**PROBLEM STATEMENT:** Extract the lines from the start through the line that holds "820, 832, 842];", both included, omitting all images.

**SOURCE MATERIAL:**

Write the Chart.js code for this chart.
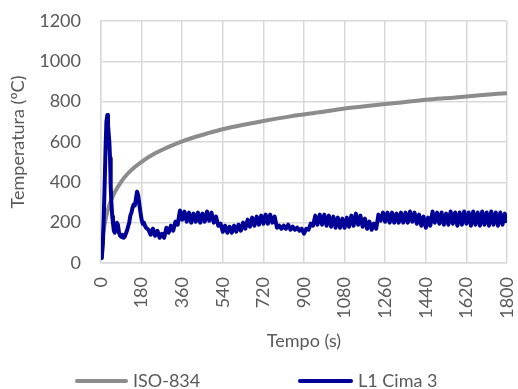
<!DOCTYPE html>
<html>
<head>
<meta charset="utf-8">
<script src="https://cdn.jsdelivr.net/npm/chart.js@4/dist/chart.umd.min.js"></script>
<style>
  body { margin: 0; background: #fff; }
  #wrap { position: relative; width: 518px; height: 389px; }
  .legend-item { position: absolute; top: 369px; font-family: Lato, "Open Sans", sans-serif; font-size: 18px; color: #595959; white-space: nowrap; }
  .legend-line { position: absolute; height: 4px; border-radius: 2px; }
</style>
</head>
<body>
<div id="wrap">
  <canvas id="chart" width="518" height="389"></canvas>
  <div class="legend-line" style="left:75px; top:379px; width:53px; background:#8c8c8c;"></div>
  <div class="legend-item" style="left:133px;">ISO-834</div>
  <div class="legend-line" style="left:298px; top:379px; width:55px; background:#000096;"></div>
  <div class="legend-item" style="left:358px;">L1 Cima 3</div>
</div>
<script>
// ISO-834 curve
const isoTempo = [0, 10, 20, 30, 40, 60, 90, 120, 150, 180, 240, 300, 360, 420, 480, 540, 600, 720, 840, 960, 1080, 1200, 1320, 1440, 1560, 1680, 1800];
const isoTemp = [20, 147, 215, 261, 297, 349, 404, 445, 476, 502, 544, 576, 603, 626, 645, 663, 678, 704, 727, 746, 766, 781, 795, 810, 820, 832, 842];

// L1 Cima 3 measured temperatures
const l1Tempo = [0, 4, 8, 12, 16, 20, 24, 28, 31, 34, 37, 40, 43, 46, 50, 53, 57, 61, 65, 70, 75, 80, 85, 90, 95, 100, 105, 110, 115, 120, 125, 130, 135, 140, 145, 150, 155, 160, 165, 170, 175, 180, 185, 190, 195, 200,
  210, 220, 230, 240, 250, 260, 270, 280, 290, 300, 310, 320, 330, 340, 350, 360, 370, 380, 390, 400,
  410, 420, 430, 440, 450, 460, 470, 480, 490, 500, 510, 520, 530, 540, 550, 560, 570, 580, 590, 600,
  610, 620, 630, 640, 650, 660, 670, 680, 690, 700, 710, 720, 730, 740, 750, 760, 770, 780, 790, 800,
  810, 820, 830, 840, 850, 860, 870, 880, 890, 900, 910, 920, 930, 940, 950, 960, 970, 980, 990, 1000,
  1010, 1020, 1030, 1040, 1050, 1060, 1070, 1080, 1090, 1100, 1110, 1120, 1130, 1140, 1150, 1160, 1170, 1180, 1190, 1200,
  1210, 1220, 1230, 1240, 1250, 1260, 1270, 1280, 1290, 1300, 1310, 1320, 1330, 1340, 1350, 1360, 1370, 1380, 1390, 1400,
  1410, 1420, 1430, 1440, 1450, 1460, 1470, 1480, 1490, 1500, 1510, 1520, 1530, 1540, 1550, 1560, 1570, 1580, 1590, 1600,
  1610, 1620, 1630, 1640, 1650, 1660, 1670, 1680, 1690, 1700, 1710, 1720, 1730, 1740, 1750, 1760, 1770, 1780, 1790, 1800];
const l1Temp = [25, 35, 90, 220, 380, 560, 700, 734, 690, 640, 600, 520, 380, 300, 230, 200, 160, 150, 175, 200, 190, 150, 135, 130, 140, 125, 130, 145, 160, 180, 200, 235, 250, 275, 290, 285, 320, 354, 335, 290, 250, 215, 195, 200, 185, 175,
  165, 140, 170, 135, 160, 125, 145, 125, 175, 150, 185, 160, 205, 190, 260, 215, 255, 205, 250, 200,
  245, 205, 250, 200, 245, 205, 255, 210, 250, 200, 230, 185, 195, 155, 185, 150, 180, 150, 185, 155,
  190, 160, 200, 170, 215, 180, 225, 185, 230, 190, 235, 195, 240, 195, 240, 200, 230, 175, 185, 170,
  185, 170, 190, 165, 180, 165, 175, 160, 170, 145, 170, 165, 195, 185, 235, 190, 240, 190, 240, 185,
  235, 180, 230, 175, 225, 175, 220, 175, 225, 180, 235, 185, 245, 190, 235, 180, 220, 170, 205, 165,
  195, 170, 240, 210, 250, 205, 250, 200, 250, 200, 245, 200, 250, 200, 250, 200, 255, 205, 250, 195,
  240, 185, 230, 175, 225, 185, 255, 200, 250, 195, 250, 190, 245, 190, 255, 195, 250, 185, 250, 190,
  255, 195, 250, 185, 255, 190, 250, 185, 255, 190, 250, 185, 255, 190, 250, 185, 250, 190, 245, 200];

const yTicks = [0, 200, 400, 600, 800, 1000, 1200];
const xTicks = [0, 180, 360, 540, 720, 900, 1080, 1260, 1440, 1620, 1800];

const fontFamily = 'Lato, "Open Sans", sans-serif';
const textColor = "#595959";
const gridColor = "#d9d9d9";

const ctx = document.getElementById("chart");

new Chart(ctx, {
  type: "line",
  data: {
    datasets: [
      {
        label: "ISO-834",
        data: isoTempo.map((t, i) => ({ x: t, y: isoTemp[i] })),
        borderColor: "#8c8c8c",
        borderWidth: 4,
        pointRadius: 0,
        cubicInterpolationMode: "monotone",
        order: 1,
      },
      {
        label: "L1 Cima 3",
        data: l1Tempo.map((t, i) => ({ x: t, y: l1Temp[i] })),
        borderColor: "#000096",
        borderWidth: 4,
        borderJoinStyle: "round",
        pointRadius: 0,
        tension: 0,
        order: 0,
      },
    ],
  },
  options: {
    responsive: false,
    animation: false,
    devicePixelRatio: 1,
    layout: { padding: { top: 21, right: 11, bottom: 33, left: 0 } },
    plugins: { legend: { display: false }, tooltip: { enabled: false } },
    scales: {
      x: {
        type: "linear",
        min: 0,
        max: 1800,
        afterBuildTicks: (scale) => {
          scale.ticks = xTicks.map((v) => ({ value: v }));
        },
        afterFit: (scale) => {
          scale.height = 93;
          scale.paddingLeft = 0;
          scale.paddingRight = 0;
        },
        grid: { color: gridColor, lineWidth: 1.5, drawTicks: false },
        border: { color: gridColor, width: 1.5 },
        ticks: {
          minRotation: 90,
          maxRotation: 90,
          padding: 14,
          color: textColor,
          font: { family: fontFamily, size: 18 },
          callback: (v) => String(v),
        },
        title: {
          display: true,
          text: "Tempo (s)",
          color: textColor,
          font: { family: fontFamily, size: 18 },
          padding: { top: 0, bottom: 4 },
        },
      },
      y: {
        min: 0,
        max: 1200,
        afterBuildTicks: (scale) => {
          scale.ticks = yTicks.map((v) => ({ value: v }));
        },
        afterFit: (scale) => {
          scale.width = 101;
          scale.paddingTop = 0;
          scale.paddingBottom = 0;
        },
        grid: { color: gridColor, lineWidth: 1.5, drawTicks: false },
        border: { color: gridColor, width: 1.5 },
        ticks: {
          padding: 20,
          color: textColor,
          font: { family: fontFamily, size: 18 },
          callback: (v) => String(v),
        },
        title: {
          display: true,
          text: "Temperatura (ºC)",
          color: textColor,
          font: { family: fontFamily, size: 18 },
          padding: { top: 7, bottom: 0 },
        },
      },
    },
  },
});
</script>
</body>
</html>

**TASK ANSWER:**
Write the Chart.js code for this chart.
<!DOCTYPE html>
<html>
<head>
<meta charset="utf-8">
<script src="https://cdn.jsdelivr.net/npm/chart.js@4/dist/chart.umd.min.js"></script>
<style>
  body { margin: 0; background: #fff; }
  #wrap { position: relative; width: 518px; height: 389px; }
  .legend-item { position: absolute; top: 369px; font-family: Lato, "Open Sans", sans-serif; font-size: 18px; color: #595959; white-space: nowrap; }
  .legend-line { position: absolute; height: 4px; border-radius: 2px; }
</style>
</head>
<body>
<div id="wrap">
  <canvas id="chart" width="518" height="389"></canvas>
  <div class="legend-line" style="left:75px; top:379px; width:53px; background:#8c8c8c;"></div>
  <div class="legend-item" style="left:133px;">ISO-834</div>
  <div class="legend-line" style="left:298px; top:379px; width:55px; background:#000096;"></div>
  <div class="legend-item" style="left:358px;">L1 Cima 3</div>
</div>
<script>
// ISO-834 curve
const isoTempo = [0, 10, 20, 30, 40, 60, 90, 120, 150, 180, 240, 300, 360, 420, 480, 540, 600, 720, 840, 960, 1080, 1200, 1320, 1440, 1560, 1680, 1800];
const isoTemp = [20, 147, 215, 261, 297, 349, 404, 445, 476, 502, 544, 576, 603, 626, 645, 663, 678, 704, 727, 746, 766, 781, 795, 810, 820, 832, 842];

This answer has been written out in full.